April 6, 2023 · 0 Comments
It was winter, 1971. I was in grade six and Women’s rights was about to come to my little town in a surprising and unexpected way.
The grade eight girls of the Town School challenged the grade eight girls of my Township School to a hockey game at the local arena the next Saturday!
While this is hardly news nowadays, it was huge news in the two schools at the time because back then girls only took figure skating lessons and participated in rope-skipping and whatever other limited female-oriented activities were available to them at the time. The only time girls were ever involved in hockey back then was when they were cheering on the boys who were playing in the games.

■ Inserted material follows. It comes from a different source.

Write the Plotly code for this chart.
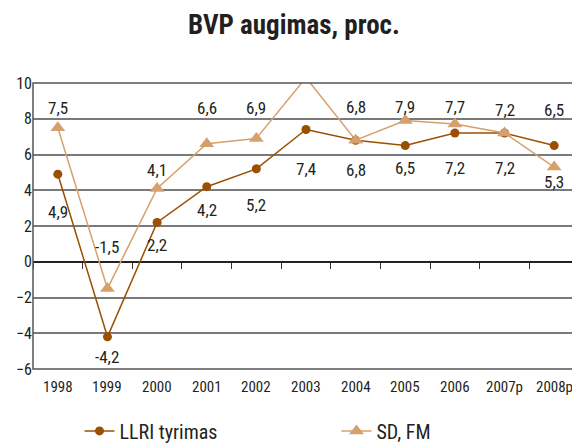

It was such a big deal at the time that I begged my parents to take me in to the arena in town that Saturday to see the game. They had to go to town anyways so they just dropped me off at the arena before game time and then went about their business in town. There was no admission at the door so I just scampered in and found a good seat along the boards near the blue line.
It was hardly a riveting event. It was just a bunch of girls, in full equipment and mismatched sweaters, ankle-ing around the ice in white women’s figure skates while chasing the puck. They would swat at the puck when it came close to them or try to carry the puck down to the other end of the ice before they got stick-checked by someone on the other team.

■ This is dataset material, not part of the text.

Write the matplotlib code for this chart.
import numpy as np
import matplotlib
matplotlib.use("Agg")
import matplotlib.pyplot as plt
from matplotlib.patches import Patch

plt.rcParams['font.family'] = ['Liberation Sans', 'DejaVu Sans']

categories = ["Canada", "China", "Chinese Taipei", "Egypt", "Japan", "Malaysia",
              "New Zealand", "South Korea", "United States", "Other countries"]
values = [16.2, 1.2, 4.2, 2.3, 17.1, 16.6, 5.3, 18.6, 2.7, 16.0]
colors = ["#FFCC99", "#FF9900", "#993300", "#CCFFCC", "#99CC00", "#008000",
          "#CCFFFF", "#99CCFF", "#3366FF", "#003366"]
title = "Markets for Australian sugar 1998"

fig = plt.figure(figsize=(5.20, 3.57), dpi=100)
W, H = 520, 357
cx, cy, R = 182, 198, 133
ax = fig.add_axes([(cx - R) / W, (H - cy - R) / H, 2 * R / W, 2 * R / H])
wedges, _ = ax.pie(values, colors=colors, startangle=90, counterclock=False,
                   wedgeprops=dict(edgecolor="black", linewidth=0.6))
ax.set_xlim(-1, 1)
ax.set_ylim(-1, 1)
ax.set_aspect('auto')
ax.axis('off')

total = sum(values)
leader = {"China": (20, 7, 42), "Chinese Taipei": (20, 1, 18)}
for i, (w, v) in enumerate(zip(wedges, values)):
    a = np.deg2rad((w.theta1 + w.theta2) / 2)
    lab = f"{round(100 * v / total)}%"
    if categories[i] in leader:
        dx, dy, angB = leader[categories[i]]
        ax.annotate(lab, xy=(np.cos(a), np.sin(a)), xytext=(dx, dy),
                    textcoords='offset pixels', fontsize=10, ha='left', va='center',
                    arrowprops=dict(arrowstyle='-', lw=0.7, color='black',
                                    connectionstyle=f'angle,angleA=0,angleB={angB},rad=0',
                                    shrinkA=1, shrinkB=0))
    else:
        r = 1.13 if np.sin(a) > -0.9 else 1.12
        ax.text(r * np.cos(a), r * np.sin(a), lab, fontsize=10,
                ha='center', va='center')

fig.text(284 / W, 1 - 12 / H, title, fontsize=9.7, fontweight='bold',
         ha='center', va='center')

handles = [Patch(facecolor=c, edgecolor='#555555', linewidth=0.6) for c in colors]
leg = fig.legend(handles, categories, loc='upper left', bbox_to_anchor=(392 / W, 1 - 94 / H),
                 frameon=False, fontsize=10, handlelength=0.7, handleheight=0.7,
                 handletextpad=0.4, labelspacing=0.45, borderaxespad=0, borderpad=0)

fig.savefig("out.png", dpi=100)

Everybody was doing the absolute best they could, and none of them had ever really played hockey before. But they were giving it all they had and that’s all anyone could ever ask from a good Canadian hockey player.
Most of the girls out there couldn’t even raise the puck off the ice when they took a shot, and the first two goals of the game were shots that were scored along the ice. But with the score tied 1-1 one of our Township girls got the puck in the slot in the Town team’s zone and actually raised the puck off the ice with her shot. She beat the Town goalie over her glove hand and a cheer went up from the small but enthusiastic crowd!
That turned out to be the winning goal as our Township School beat the Town School by a final score of 2-1. Our girls were the heroines of the school for a week after that!
As a boy of that generation, I realized that day I had witnessed something unique: It was girls playing hockey, something I had never seen before and at the time thought I would never see again.
And while it was just one little game in one little town, you had to give our girls credit back then for having the courage to do something totally unconventional for women at the time: playing hockey, an entirely male-dominated sport throughout the ages until now.
And all the girls who play hockey today are standing on the shoulders of the girls from generations before them who had the courage to say they wanted to play hockey, regardless of how the rest of the world might view them for doing so at the time.
And all girls and women around the world who love playing hockey today are much the better for it.
(Best of luck to Team Canada at the 2023 Women’s World Hockey Championships being played in Brampton, Ontario, April 5th-16th. Bring home the Gold!)